Şu an o güzel hanıma karşı hissettiğim borcumu ödemiş ve atkestanesine yüklediğim görevimi tamamlamış olmanın huzurunu yaşıyorum.
Peki siz? Farkında mısınız; son bir kaç dakikanızı benimle paylaşıyorsunuz. Ve atkestanesi hakkında bile konuşulacak ne çok şey olduğunu düşünüyorsunuz.
YORUMLAR
At kestanesi kelimesini okuyunca önce tebessüm ettim. Sonrasında da bilgilendim yazdıklarınız düşündürdü beni ve düşünmeye devam ediyorum.

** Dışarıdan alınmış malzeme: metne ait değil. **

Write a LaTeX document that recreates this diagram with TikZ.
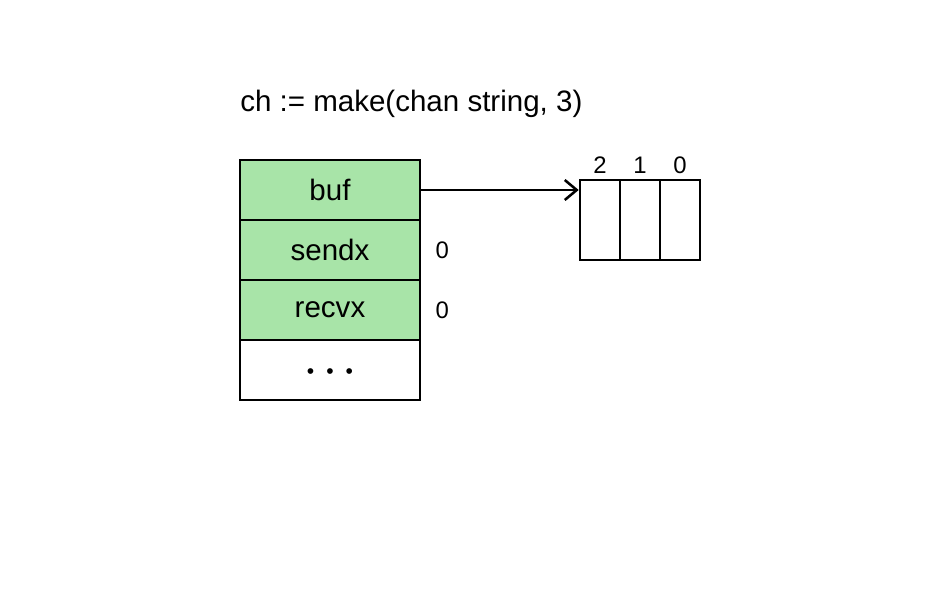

At kestanesini bilirim. Ankara, Yenimahalle'de, üçer katlı o eski Yenimahalle evlerinin birinde otururken,evimizin önünde at kestanesi ağacı vardı. Rahmetli babam bu at kestanelerinden üç beş tanesini toplayıp, yıllardır ağrısını duyduğu romatizma illetinden kurtulmak, en azından acılarını hafifletmek için kaynatıp, bir bezle ayağına sarmıştı. Aşılama yapmak gerekir yemek için. Acıdır tadı. Yenmez. İlaç yapmak için kullanılır. Zaten bir çok ilaç da bitkilerden yapılır.
Hep düşünürdüm, neden adam gibi kestane ağacı dikmemişler de, acısı bol, zehir gibi, hem de yenmeyen ve adına at kestanesi denilen bu bitkiyi dikmişler diye.
Badem ağaçlarının yabani olanları da acıdır. Şifadır demek ki. Yoksa aşılamak bu kadar zor değil ki.
İnternetten bulduğum atkestanesi hakkında küçük bir bilgi de şu :
Bu kestane türü 16 . yüzyıldan beri hasta atların tedavisinde kullanıldığı için bu adı almış. Türünü önemsemeyip kestane ağacının geçmişine baktığımızda anavatanının Anadolu olduğunu görürüz. Ancak kestaneye adını veren kent Anadolu’da değil. Yunan Yarımadası’ndaki castan antik kenti bu güzel meyveye adını veren. Ayrıca kestane Avrupa’ya da ilk kez bu kentten gitmiş. İran’da çok daha önceden beri soyluların gözdesi olan kestanenin bu kadar yaygınlaşmasını sağlayan ise Romalılar olmuş. Çünkü Romalılar egemenlikleri altındaki topraklara ceviz ve kestane ağaçları dikmeyi ihmal etmemişler. Kestaneden bahsedip de ne yazık ki kestane ağaçlarının giderek azalmasına yol açan, mürekkep hastalığından ve kestane dal kanserinden bahsetmemek olmaz. Ağacın köklerinin çürümesine neden olan mürekkep hastalığı da dal kanseri de kestane ağaçlarının geleceğini tehdit etmekte.